The unit in my textbook only shows the exponential growth and decay rate formula F(x) = ar^x.
The examples shown in the textbook don't help, as all the numbers used are of the same growth rate factor.
Plus I have plotted the points using Excel, there is quite an obvious trend but we are required to show our working of how we created the formula :/

I'm sorry I cant explain much else I just really don't understand. But if you could possibly suggest anyway I should go about it that would be awesome. :smile:

Thank you

Are you or are you not allowed to use excel or a hand calculator to do linear regression?

If not, have you been taught how to do linear regression with pencil and paper?

If so, you can turn exponential relationships into linear ones as follows:

\(\displaystyle y = ar^x \iff log(y) = log(a) + xlog(r).\)

Let z = log(y), b = log(a), and m = log(r).

\(\displaystyle log(y) = log(a) + xlog(r) \iff z = b + mx.\) The latter is linear in form.

Thus, an exponential relationship between y and x implies a linear relationship between the log of y and x. So regress between x and the log of y, and look at the coefficient of correlation.

Similarly, you can turn power relationships into linear ones as follows:

\(\displaystyle y = ax^r \iff log(y) = log(a) + rlog(x).\)

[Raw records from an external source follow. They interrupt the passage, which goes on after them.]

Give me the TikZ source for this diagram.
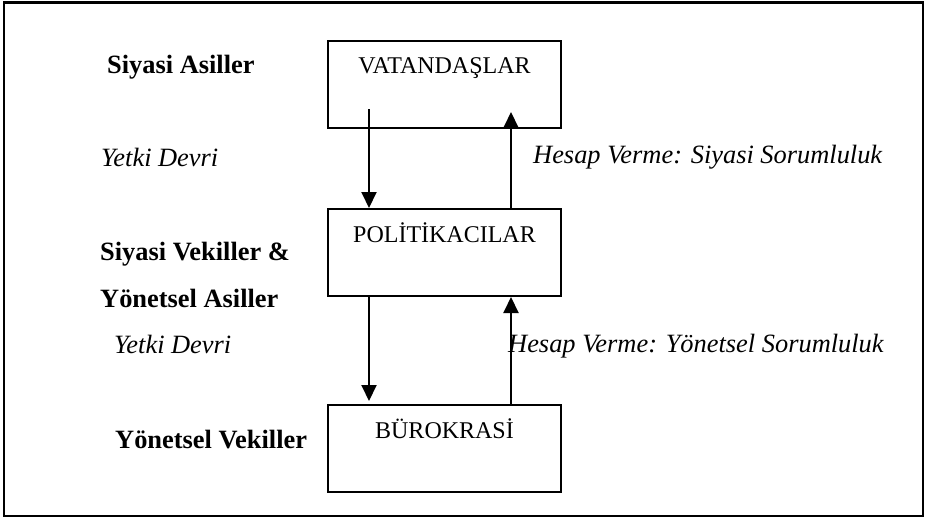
\documentclass[tikz,border=0pt]{standalone}
\usepackage{fontspec}
\setmainfont{Liberation Serif}
\usetikzlibrary{arrows.meta, positioning}

\begin{document}
\begin{tikzpicture}[
    x=1pt, y=-1pt,
    box/.style={rectangle, draw=black, line width=2pt, minimum width=233pt, inner xsep=0pt, inner ysep=0pt, text height=33pt, text depth=54pt, font=\fontsize{24}{28}\selectfont},
    role/.style={anchor=base west, inner sep=0pt, font=\fontsize{26.4}{30}\selectfont\bfseries},
    flow/.style={anchor=base west, inner sep=0pt, font=\fontsize{26.4}{30}\selectfont\itshape},
    arrow/.style={-{Triangle[width=15pt, length=16pt]}, line width=2pt},
    frame/.style={draw=black, line width=2.3pt}
]
\useasboundingbox (0,0) rectangle (925,519);
\draw[frame] (3.8,2.5) rectangle (922.8,516);

% Nodes
\node (vat) [box] at (444.5,84.5) {VATANDAŞLAR};
\node (pol) [box, below=79pt of vat] {POLİTİKACILAR};
\node (bur) [box, below=107pt of pol] {BÜROKRASİ};

\node (asil) [role] at (107,74) {Siyasi Asiller};
\node (vekil) [role] at (100,260) {Siyasi Vekiller \&};
\node (yasil) [role] at (100,307) {Yönetsel Asiller};
\node (yvekil) [role] at (115,448) {Yönetsel Vekiller};

\node (devri1) [flow] at (101,166) {Yetki Devri};
\node (hesap1) [flow] at (533,163) {Hesap Verme: Siyasi Sorumluluk};
\node (devri2) [flow] at (114,353) {Yetki Devri};
\node (hesap2) [flow] at (508,352) {Hesap Verme: Yönetsel Sorumluluk};

% Arrows
\draw [arrow] ([xshift=-75.5pt, yshift=20pt]vat.south) -- ([xshift=-75.5pt]pol.north);
\draw [arrow] ([xshift=66.5pt]pol.north) -- ([xshift=66.5pt, yshift=17pt]vat.south);
\draw [arrow] ([xshift=-75.5pt]pol.south) -- ([xshift=-75.5pt, yshift=3pt]bur.north);
\draw [arrow] ([xshift=66.5pt]bur.north) -- ([xshift=66.5pt]pol.south);

\end{tikzpicture}
\end{document}
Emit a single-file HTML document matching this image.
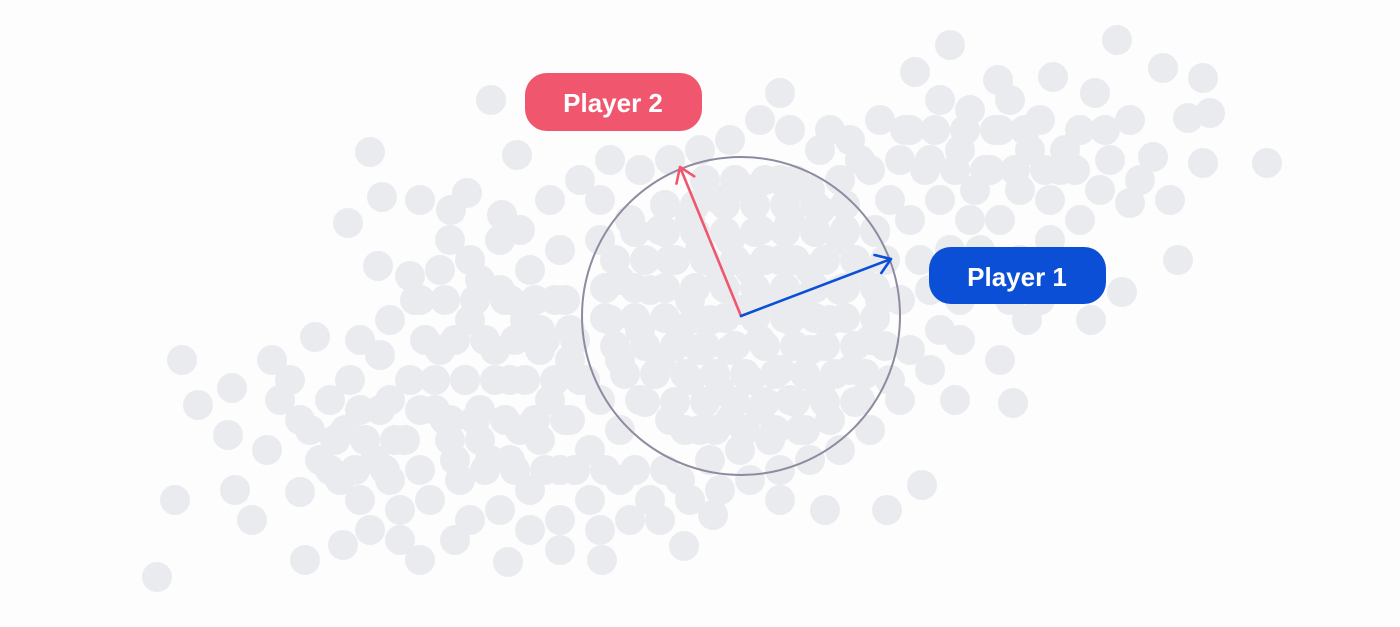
<!DOCTYPE html>
<html><head><meta charset="utf-8"><style>
html,body{margin:0;padding:0;background:#fdfdfd;}
svg{display:block;}
text{font-family:"Liberation Sans",sans-serif;font-weight:bold;}
</style></head><body>
<svg id="chart" width="1400" height="627" viewBox="0 0 1400 627">
<rect width="1400" height="627" fill="#fdfdfd"/>
<g id="dots"></g>
<circle cx="741" cy="316" r="159" fill="none" stroke="#8e8aa0" stroke-width="2"/>
<g id="arrows"></g>
<g>
<rect x="525" y="73" width="177" height="58" rx="22" fill="#f0566e"/>
<text x="613" y="112" fill="#fff" font-size="26" text-anchor="middle">Player 2</text>
</g>
<g>
<rect x="929" y="247" width="177" height="57" rx="22" fill="#0b4fd6"/>
<text x="1017" y="286" fill="#fff" font-size="26" text-anchor="middle">Player 1</text>
</g>
</svg>
<script>
const xs = [950,1117,915,1163,1203,998,1053,780,491,1095,1210,1188,1267,1153,1203,370,517,382,348,467,451,502,1130,1178,1122,1091,1027,1000,1013,955,182,232,198,228,267,175,235,252,300,157,305,343,420,455,508,602,684,780,825,887,922,713,272,315,378,410,380,
350,380,410,440,470,500,530,560,345,375,405,435,465,495,525,555,330,360,390,420,450,480,510,540,570,400,430,460,490,520,550,580,470,500,530,560,590,620,440,470,500,420,390,360,330,300,290,320,560,590,620,650,680,710,740,770,800,830,860,890,910,940,960,990,1020,1050,1080,1100,1060,1030,1000,970,940,910,880,850,820,790,760,730,700,670,640,610,580,550,520,600,630,660,690,720,750,780,810,840,870,900,930,960,990,1020,1050,940,970,1000,910,920,950,980,1040,1070,930,900,600,620,610,620,640,670,700,730,760,790,820,850,870,880,860,840,820,790,760,730,700,670,650,640,660,690,720,750,780,810,830,840,810,780,750,720,690,680,700,730,760,790,800,770,740,710,600,570,540,510,480,450,420,390,360,1010,960,930,900,870,840,810,780,750,720,690,660,630,600,420,450,480,510,540,570,310,280,340,370,400,530,560,1080,1110,1140,1170,1040,1010,1130,860,890,830,
705,735,765,795,665,695,725,755,785,815,845,635,665,695,725,755,785,815,845,875,615,645,675,705,735,765,795,825,855,885,605,635,665,695,725,755,785,815,845,875,605,635,665,695,725,755,785,815,845,875,615,645,675,705,735,765,795,825,855,885,625,655,685,715,745,775,805,835,865,645,675,705,735,765,795,825,855,685,715,745,775,805,
415,445,475,505,535,565,425,455,485,515,545,575,435,465,495,525,555,585,445,475,505,535,565,395,365,335,385,355,455,485,515,545,575,605,635,665,905,935,965,995,1025,925,955,985,1015,1045,1075,875,845,815,1105,1065,975];
const ys = [45,40,72,68,78,80,77,93,100,93,113,118,163,157,163,152,155,197,223,193,210,215,203,260,292,320,320,360,403,400,360,388,405,435,450,500,490,520,492,577,560,545,560,540,562,560,546,500,510,510,485,515,360,337,266,276,355,
380,410,380,350,320,290,270,250,430,460,440,410,380,350,320,300,470,500,480,470,440,410,380,350,330,510,500,480,460,430,400,380,520,510,490,470,450,430,270,260,240,300,320,340,400,420,380,460,520,500,480,500,480,460,450,440,430,420,400,380,350,330,300,280,260,240,220,190,170,150,130,110,100,130,120,140,150,130,120,140,150,160,170,160,180,200,230,200,220,230,220,200,190,180,190,180,170,160,160,150,170,190,200,200,220,220,220,260,250,250,300,270,290,300,240,280,320,360,400,420,430,420,410,400,390,370,340,300,270,240,210,220,230,240,250,260,290,330,360,380,390,380,370,350,320,290,270,260,270,280,300,330,350,350,340,320,300,300,310,320,400,420,440,460,440,420,410,400,410,300,340,370,400,430,450,460,470,480,490,500,520,520,530,200,240,280,300,330,360,430,400,480,530,540,530,550,130,160,180,200,120,100,120,160,200,130,
180,180,180,180,205,205,205,205,205,205,205,232,232,232,232,232,232,232,232,232,260,260,260,260,260,260,260,260,260,260,288,288,288,288,288,288,288,288,288,288,318,318,318,318,318,318,318,318,318,318,346,346,346,346,346,346,346,346,346,346,374,374,374,374,374,374,374,374,374,402,402,402,402,402,402,402,402,430,430,430,430,430,
300,300,300,300,300,300,340,340,340,340,340,340,380,380,380,380,380,380,420,420,420,420,420,440,440,440,470,470,460,470,470,470,470,470,470,470,130,130,130,130,130,170,170,170,170,170,170,230,230,230,130,150,190];
const NS='http://www.w3.org/2000/svg';
const g=document.getElementById('dots');
for(let i=0;i<xs.length;i++){
  const c=document.createElementNS(NS,'circle');
  c.setAttribute('cx',xs[i]);c.setAttribute('cy',ys[i]);c.setAttribute('r',15);
  c.setAttribute('fill','#e9ebef');
  
  
  g.appendChild(c);
}
const ax=document.getElementById('arrows');
function arrow(x2,y2,col,name){
  const x1=741,y1=316;
  const l=document.createElementNS(NS,'path');
  const a=Math.atan2(y2-y1,x2-x1),h=17,s=0.6;
  const d=`M${x1},${y1}L${x2},${y2}M${x2-h*Math.cos(a-s)},${y2-h*Math.sin(a-s)}L${x2},${y2}L${x2-h*Math.cos(a+s)},${y2-h*Math.sin(a+s)}`;
  l.setAttribute('d',d);l.setAttribute('stroke',col);l.setAttribute('stroke-width',2.6);
  l.setAttribute('fill','none');l.setAttribute('stroke-linecap','round');l.setAttribute('stroke-linejoin','round');
  
  
  ax.appendChild(l);
}
arrow(680,167,'#f0566e','player-2-arrow');
arrow(891,259,'#0b4fd6','player-1-arrow');
</script>
</body></html>
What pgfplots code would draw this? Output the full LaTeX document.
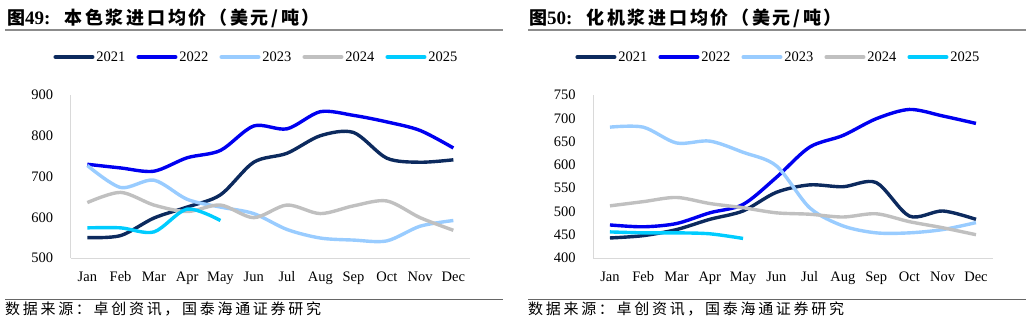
\documentclass[border=0pt]{standalone}
\usepackage{pgfplots}
\pgfplotsset{compat=1.18}
\usepackage{fontspec}
\setmainfont{Liberation Serif}
\newfontfamily\cjkt[LetterSpace=15]{Noto Sans CJK SC}
\newfontfamily\cjkf[LetterSpace=18]{Noto Sans CJK SC}
\definecolor{c21}{HTML}{0C2A5E}
\definecolor{c22}{HTML}{0000F0}
\definecolor{c23}{HTML}{99CCFF}
\definecolor{c24}{HTML}{C0C0C0}
\definecolor{c25}{HTML}{00CCFF}
\definecolor{axgray}{HTML}{D9D9D9}
\pgfplotsset{
  panel/.style={
    scale only axis, width=399.3bp, height=163bp,
    xmin=-0.5, xmax=11.5,
    xtick={0,...,11},
    xticklabels={Jan,Feb,Mar,Apr,May,Jun,Jul,Aug,Sep,Oct,Nov,Dec},
    axis x line*=bottom, axis y line*=left,
    axis line style={draw=axgray, line width=1bp, -},
    major tick length=0pt, tick style={draw=none},
    ticklabel style={font=\fontsize{14.5bp}{16bp}\selectfont},
    /pgf/number format/assume math mode=true,
    yticklabel style={inner xsep=0pt, xshift=-17.5bp},
    xticklabel style={anchor=base, inner sep=0pt, yshift=-23bp},
    legend columns=5,
    legend style={draw=none, fill=none,
      nodes={inner xsep=2bp, inner ysep=0bp, font=\fontsize{14.5bp}{16bp}\selectfont},
      /tikz/every even column/.append style={column sep=9bp}},
    legend image code/.code={\draw[##1, line width=3.5bp, line cap=round] (1.75bp,0bp) -- (39.25bp,0bp);},
    every axis plot/.append style={line width=3.4bp, smooth, no markers},
  }
}
\begin{document}
\begin{tikzpicture}[x=1bp,y=1bp]
\useasboundingbox (0,0) rectangle (1032,325);
% titles
\node[anchor=base west, inner sep=0] at (7,301) {\fontsize{18bp}{20bp}\selectfont{\cjkt\bfseries 图}{\fontsize{19bp}{20bp}\selectfont\bfseries 49:}\hspace{14bp}{\cjkt\bfseries 本色浆进口均价（美元/吨）}};
\node[anchor=base west, inner sep=0] at (529,301) {\fontsize{18bp}{20bp}\selectfont{\cjkt\bfseries 图}{\fontsize{19bp}{20bp}\selectfont\bfseries 50:}\hspace{14bp}{\cjkt\bfseries 化机浆进口均价（美元/吨）}};
\draw[line width=1.5bp, black!45] (5,295) -- (503,295);
\draw[line width=1.5bp, black!45] (528,295) -- (1026,295);
\draw[line width=0.8bp, black!60] (5,26) -- (503,26);
\draw[line width=0.8bp, black!60] (528,26) -- (1026,26);
\node[anchor=base west, inner sep=0] at (5,11) {\fontsize{15bp}{17bp}\selectfont\cjkf 数据来源：卓创资讯，国泰海通证券研究};
\node[anchor=base west, inner sep=0] at (528,11) {\fontsize{15bp}{17bp}\selectfont\cjkf 数据来源：卓创资讯，国泰海通证券研究};

\begin{axis}[panel, at={(70.7bp,67bp)}, anchor=south west,
  ymin=500, ymax=900, ytick={500,600,...,900},
  legend style={at={(0.4653,1.233)}, anchor=center}]
\addplot[c21] coordinates {(0,550)(1,555)(2,598)(3,625)(4,655)(5,735)(6,757)(7,800)(8,808)(9,745)(10,735)(11,741)};
\addplot[c22] coordinates {(0,730)(1,721)(2,713)(3,746)(4,764)(5,824)(6,817)(7,859)(8,850)(9,834)(10,813)(11,770)};
\addplot[c23] coordinates {(0,727)(1,673)(2,691)(3,644)(4,625)(5,609)(6,570)(7,549)(8,544)(9,542)(10,578)(11,592)};
\addplot[c24] coordinates {(0,636)(1,661)(2,630)(3,614)(4,630)(5,599)(6,630)(7,609)(8,628)(9,640)(10,599)(11,568)};
\addplot[c25] coordinates {(0,574)(1,574)(2,564)(3,620)(4,592)};
\legend{2021,2022,2023,2024,2025}
\end{axis}

\begin{axis}[panel, at={(593.3bp,67bp)}, anchor=south west,
  ymin=400, ymax=750, ytick={400,450,...,750},
  legend style={at={(0.4637,1.233)}, anchor=center}]
\addplot[c21] coordinates {(0,443)(1,448)(2,461)(3,483)(4,501)(5,541)(6,557)(7,553)(8,562)(9,490)(10,501)(11,483)};
\addplot[c22] coordinates {(0,471)(1,467)(2,474)(3,497)(4,515)(5,573)(6,638)(7,663)(8,699)(9,719)(10,705)(11,689)};
\addplot[c23] coordinates {(0,681)(1,681)(2,647)(3,651)(4,627)(5,598)(6,508)(7,469)(8,454)(9,454)(10,461)(11,476)};
\addplot[c24] coordinates {(0,512)(1,521)(2,530)(3,517)(4,508)(5,497)(6,494)(7,488)(8,495)(9,478)(10,465)(11,450)};
\addplot[c25] coordinates {(0,456)(1,454)(2,454)(3,452)(4,442)};
\legend{2021,2022,2023,2024,2025}
\end{axis}
\end{tikzpicture}
\end{document}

Let z = log(y), b = log(a), and u = log(x).

\(\displaystyle log(y) = log(a) + rlog(x) \iff z = b + ru.\) The latter is linear in form.

Thus, a power relationship between y and x implies a linear relationship between the log of y and the log of x. So regress between the log of x and the log of y, and look at the coefficient of correlation.

Remember that b = log(a) and that log(r) is not r. So you must adjust your final formulas in x and y accordingly.

There are some subtleties associated with using this technique that I forgot about long ago. If the two processes both give good correlation coefficients, I might see which gives a lower sum of the squared errors terms using the final non-log formulas and whether those error terms themselves appear correlated. Correlated error terms indicate a problem. But, as I implied, it has been a long time since I studied statistics.